Pois bem, pelo fim de 1975, por ordem de Nossa Senhora, Clemente Dominguez criou uma nova ordem religiosa. Em janeiro de 1976, ele e mais quatro homens foram ordenados padres por D. Ngo Dinh Thuc, ex-arcebispo de Hue, no Vietnã do Sul. Dez dias depois foram ordenados bispos pelo mesmo arcebispo. Alegavam que, a partir do rito de 1968, não se conservaria na Igreja a sucessão apostólica, a menos que cuidassem de sua continuação legítima. Nesse mesmo ano de 1976, num desastre de carro, Clemente perdeu ambos os olhos.

No dia da morte de Paulo VI, 6 de agosto de 1978, Clemente, que tinha assumido o nome de padre Fernando, teve uma visão que lhe comunicou a morte do papa. Nesse mesmo dia Nosso Senhor, pessoalmente, o elegeu papa com o nome de Gregório XVII, eleição confirmada por seus cardeais. Foi solenemente coroado e transferiu a sede de Pedro para Palmar de Troya.
A •igreja palmariana• acredita que o mundo acabará em 2015, não antes, porém, de seu papa ir para Jerusalém, onde será crucificado.

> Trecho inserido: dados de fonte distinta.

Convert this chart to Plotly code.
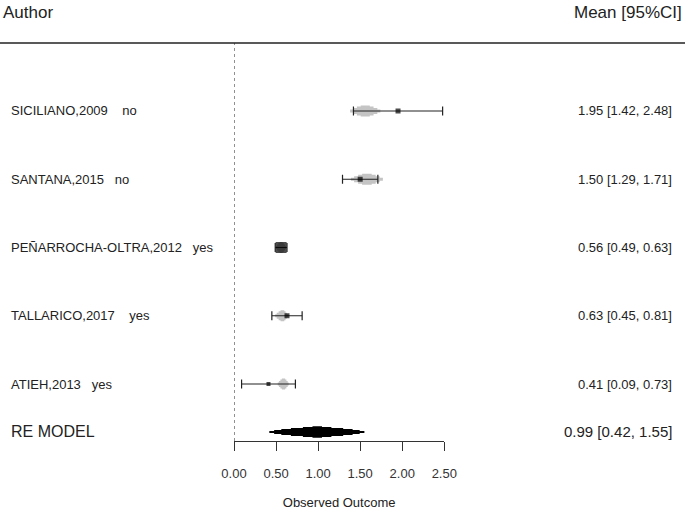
import plotly.graph_objects as go

# ---- data ----
authors = ["SICILIANO,2009", "SANTANA,2015", "PEÑARROCHA-OLTRA,2012", "TALLARICO,2017", "ATIEH,2013"]
groups = ["no", "no", "yes", "yes", "yes"]
gaps = [4, 3, 3, 4, 3]
means = [1.95, 1.50, 0.56, 0.63, 0.41]
lows = [1.42, 1.29, 0.49, 0.45, 0.09]
highs = [2.48, 1.71, 0.63, 0.81, 0.73]
weights_px = [5, 5, 11, 5, 4]
# grey density blobs behind each study
blob_lo = [1.38, 1.39, 0.50, 0.49, 0.52]
blob_mid = [1.56, 1.58, 0.56, 0.58, 0.59]
blob_hi = [1.74, 1.77, 0.62, 0.64, 0.65]
rows = [5, 4, 3, 2, 1]

re_label = "RE MODEL"
re_mean, re_low, re_high = 0.99, 0.42, 1.55
re_row = 0.297

tick_vals = [0.0, 0.5, 1.0, 1.5, 2.0, 2.5]
tick_text = ["0.00", "0.50", "1.00", "1.50", "2.00", "2.50"]

PX = 68.26  # pixels per y unit


def stepped(center, lo, hi, y, fracs, halfh_px):
    xs, ys = [], []
    lefts = [center - f * (center - lo) for f in fracs]
    rights = [center + f * (hi - center) for f in fracs]
    hs = [h / PX for h in halfh_px]
    for i in range(len(fracs)):
        xs += [lefts[i], lefts[i]]
        ys += [y + (hs[i - 1] if i > 0 else 0), y + hs[i]]
    for i in reversed(range(len(fracs))):
        xs += [rights[i], rights[i]]
        ys += [y + hs[i], y + (hs[i - 1] if i > 0 else 0)]
    for i in range(len(fracs)):
        xs += [rights[i], rights[i]]
        ys += [y - (hs[i - 1] if i > 0 else 0), y - hs[i]]
    for i in reversed(range(len(fracs))):
        xs += [lefts[i], lefts[i]]
        ys += [y - hs[i], y - (hs[i - 1] if i > 0 else 0)]
    return xs, ys


fig = go.Figure()

# grey blobs
for i in range(len(authors)):
    bx, by = stepped(blob_mid[i], blob_lo[i], blob_hi[i], rows[i],
                     [1.0, 0.8, 0.55, 0.3], [1.5, 3.0, 4.5, 5.5])
    fig.add_trace(go.Scatter(x=bx, y=by, fill="toself", fillcolor="#c4c4c4",
                             line=dict(width=0, color="#c4c4c4"), mode="lines",
                             hoverinfo="skip", showlegend=False))

# whiskers
cap = 4.5 / PX
for i in range(len(authors)):
    fig.add_trace(go.Scatter(
        x=[lows[i], highs[i], None, lows[i], lows[i], None, highs[i], highs[i]],
        y=[rows[i], rows[i], None, rows[i] - cap, rows[i] + cap, None, rows[i] - cap, rows[i] + cap],
        mode="lines", line=dict(color="#222222", width=1.2),
        hoverinfo="skip", showlegend=False))

# squares
fig.add_trace(go.Scatter(x=means, y=rows, mode="markers",
                         marker=dict(symbol="square", size=weights_px, color="black",
                                     line=dict(width=0)),
                         showlegend=False, hoverinfo="x"))

# RE polygon
rx, ry = stepped(re_mean, re_low, re_high, re_row,
                 [1.0, 0.9, 0.75, 0.55, 0.3, 0.1], [1.0, 2.0, 3.0, 4.0, 5.0, 5.8])
fig.add_trace(go.Scatter(x=rx, y=ry, fill="toself", fillcolor="black",
                         line=dict(width=0, color="black"), mode="lines",
                         hoverinfo="skip", showlegend=False))

W, H = 685, 511
ann = []
FONT = "Liberation Sans, Arial, sans-serif"
for i in range(len(authors)):
    ann.append(dict(x=9 / W, xref="paper", y=rows[i], yref="y",
                    text=authors[i] + "\u00a0" * gaps[i] + groups[i],
                    showarrow=False, xanchor="left", yanchor="middle",
                    font=dict(family=FONT, size=13, color="#222")))
    ann.append(dict(x=674 / W, xref="paper", y=rows[i], yref="y",
                    text=f"{means[i]:.2f} [{lows[i]:.2f}, {highs[i]:.2f}]",
                    showarrow=False, xanchor="right", yanchor="middle",
                    font=dict(family=FONT, size=13, color="#222")))
ann.append(dict(x=9 / W, xref="paper", y=re_row, yref="y", text=re_label,
                showarrow=False, xanchor="left", yanchor="middle",
                font=dict(family=FONT, size=16, color="#222")))
ann.append(dict(x=674 / W, xref="paper", y=re_row, yref="y",
                text=f"{re_mean:.2f} [{re_low:.2f}, {re_high:.2f}]",
                showarrow=False, xanchor="right", yanchor="middle",
                font=dict(family=FONT, size=15, color="#222")))
ann.append(dict(x=1 / W, xref="paper", y=1, yref="paper", yshift=31, text="Author",
                showarrow=False, xanchor="left", yanchor="middle",
                font=dict(family=FONT, size=17, color="#222")))
ann.append(dict(x=684 / W, xref="paper", y=1, yref="paper", yshift=31, text="Mean [95%CI]",
                showarrow=False, xanchor="right", yanchor="middle",
                font=dict(family=FONT, size=17, color="#222")))

shapes = [
    dict(type="line", xref="paper", yref="paper", x0=0, x1=1, y0=1, y1=1,
         line=dict(color="#222", width=1.5)),
    dict(type="line", xref="x", yref="paper", x0=0, x1=0, y0=0, y1=1,
         line=dict(color="#222", width=1, dash="dot")),
]

fig.update_layout(
    width=W, height=H,
    margin=dict(l=0, r=0, t=43, b=70, autoexpand=False),
    paper_bgcolor="white", plot_bgcolor="white",
    annotations=ann, shapes=shapes,
    xaxis=dict(domain=[234 / W, 444.3 / W], range=[0, 2.5],
               tickvals=tick_vals, ticktext=tick_text,
               ticks="outside", ticklen=9, tickwidth=1.2, tickcolor="#333",
               ticklabelstandoff=11,
               showline=True, linecolor="#333", linewidth=1.2,
               showgrid=False, zeroline=False, automargin=False,
               tickfont=dict(family=FONT, size=13, color="#333"),
               title=dict(text="Observed Outcome", standoff=18,
                          font=dict(family=FONT, size=13, color="#222"))),
    yaxis=dict(range=[0.165, 5.996], visible=False, showgrid=False, zeroline=False,
               automargin=False),
)

fig.write_html("out.html", config={"displayModeBar": False},
               post_script="document.body.style.margin='0';document.body.style.overflow='hidden';")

Gregório XVII fez inúmeras beatificações e canonizações. Entre os santos proclamados estão o caudilho Franco e várias outras personalidades.

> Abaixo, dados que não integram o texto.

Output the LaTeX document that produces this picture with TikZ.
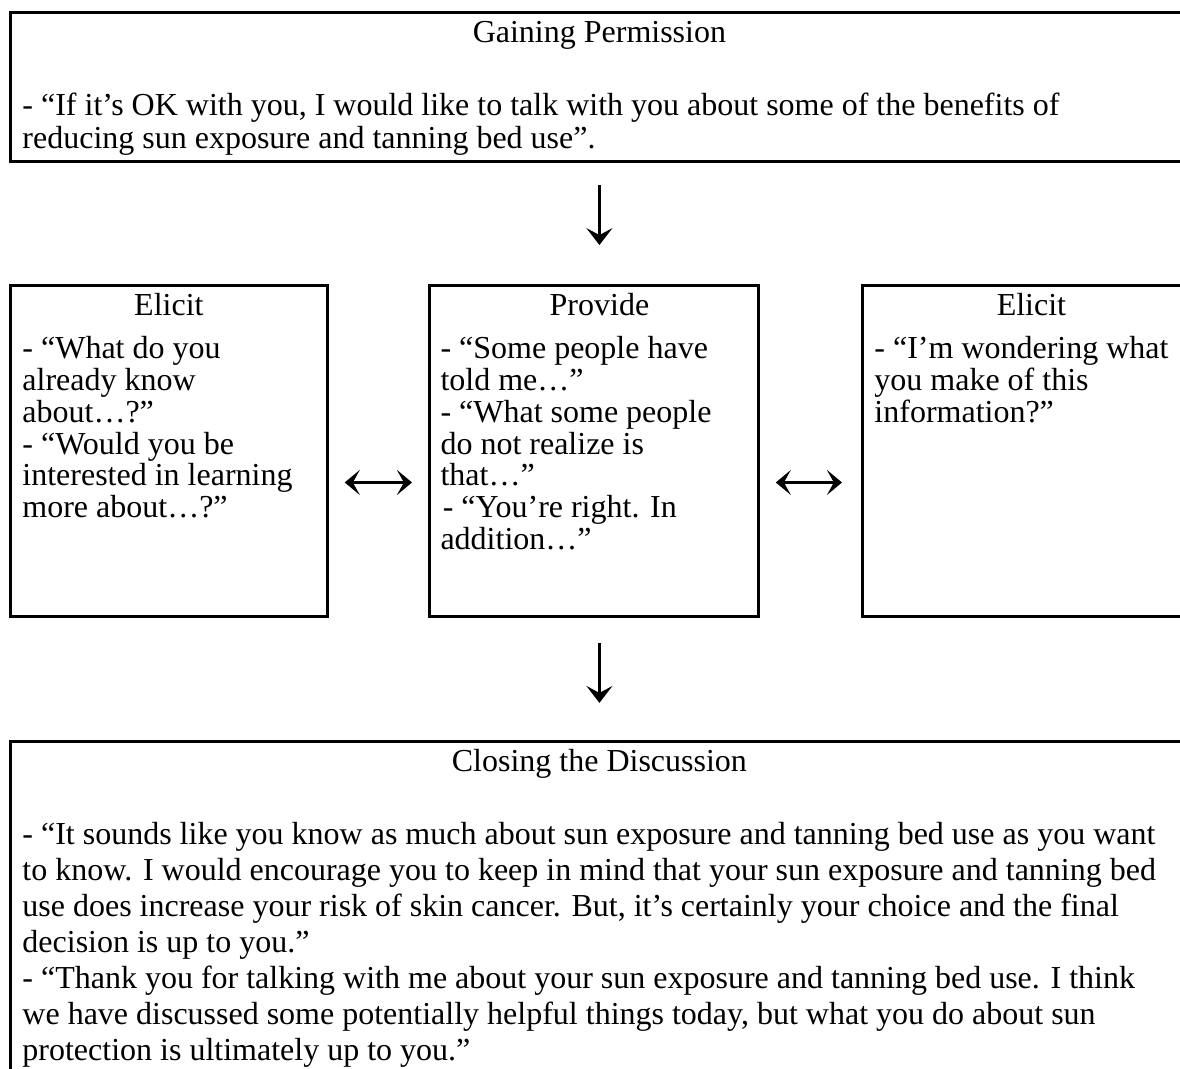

De 30 de março de 1980 a 12 de outubro de 1992 realizou-se o •Santo, Magno e Dogmático concílio Palmariano, que redigiu um extenso •Credo de Palmar•, contendo também as novas definições dogmáticas de Gregório XVII. Quanto à autoridade do papa, além de outras coisas, diz o Credo Palmariano: Creio e confesso que o Papa, como Vigário de Cristo, Rei do Universo, possui o Supremo Poder no espiritual e no temporal, por direito divino, e plena potestade como Soberano, sendo dono, administrador e distribuidor de todas as terras. Essa plenitude de poderes é representada pelas duas chaves.• Em 1990 foram levantadas sérias acusações contra Clemente Dominguez; em 1997 pediu perdão à comunidade. Muitos seguidores permaneceram fiéis a ele e a seu sucessor por ele mesmo indicado. Outros não acreditaram em sua sinceridade nem aceitaram que nomeasse um sucessor. Em fins de 2000, dezessete de seus bispos e umas centenas de fiéis deixaram a Igreja Palmariana criando uma dissidência.